Chesnutt switched gears for his next book, The Wife of His Youth and Other Stories of the Color-Line (1899), realistic stories of life in Ohio and North Carolina, featuring middle-class, light-skinned, mixed-race characters. The Wife of His Youth was also a big seller, and Chesnutt decided to quit his stenography business and become a full-time writer.
Chesnutt followed up these collections with three novels: The House Behind the Cedars (1900), The Marrow of Tradition (1901), and The Colonel's Dream (1905). They sold poorly — readers considered them too angry and radical. So just six years after publishing his first book, Chesnutt's literary career was finished. He went back to his stenography business, worked as an activist, and published an occasional essay or short story.

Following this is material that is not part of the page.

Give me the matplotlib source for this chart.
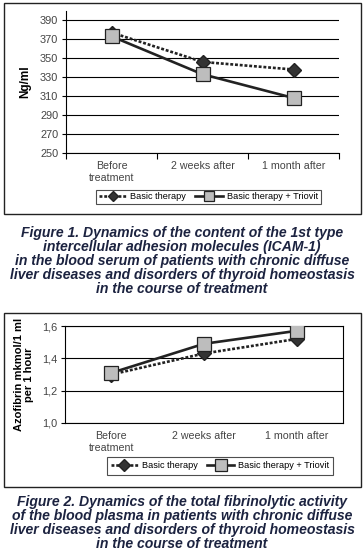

He wrote: "We speak of the mysteries of inanimate nature. The workings of the human heart are the profoundest mystery of the universe. One moment they make us despair of our kind, and the next we see in them the reflection of the divine image."
And, "Impossibilities are merely things of which we have not learned, or we do not wish to happen."
It's the birthday of poet Paul Muldoon (books by this author), born in Portadown, Northern Ireland (1951). He said of his childhood: "The place was County Armagh, about halfway across northern Ireland, an apple growing district where some of the people who had been planted there in the Elizabethan era had come from Warwickshire and brought with them their apple plants, but also much of the language, which William Shakespeare was using and which was fossilized where I was brought up."
He published his first book, New Weather (1973), when he was 21 years old, and he has published more than 30 collections since then. His most recent book is Maggot (2010).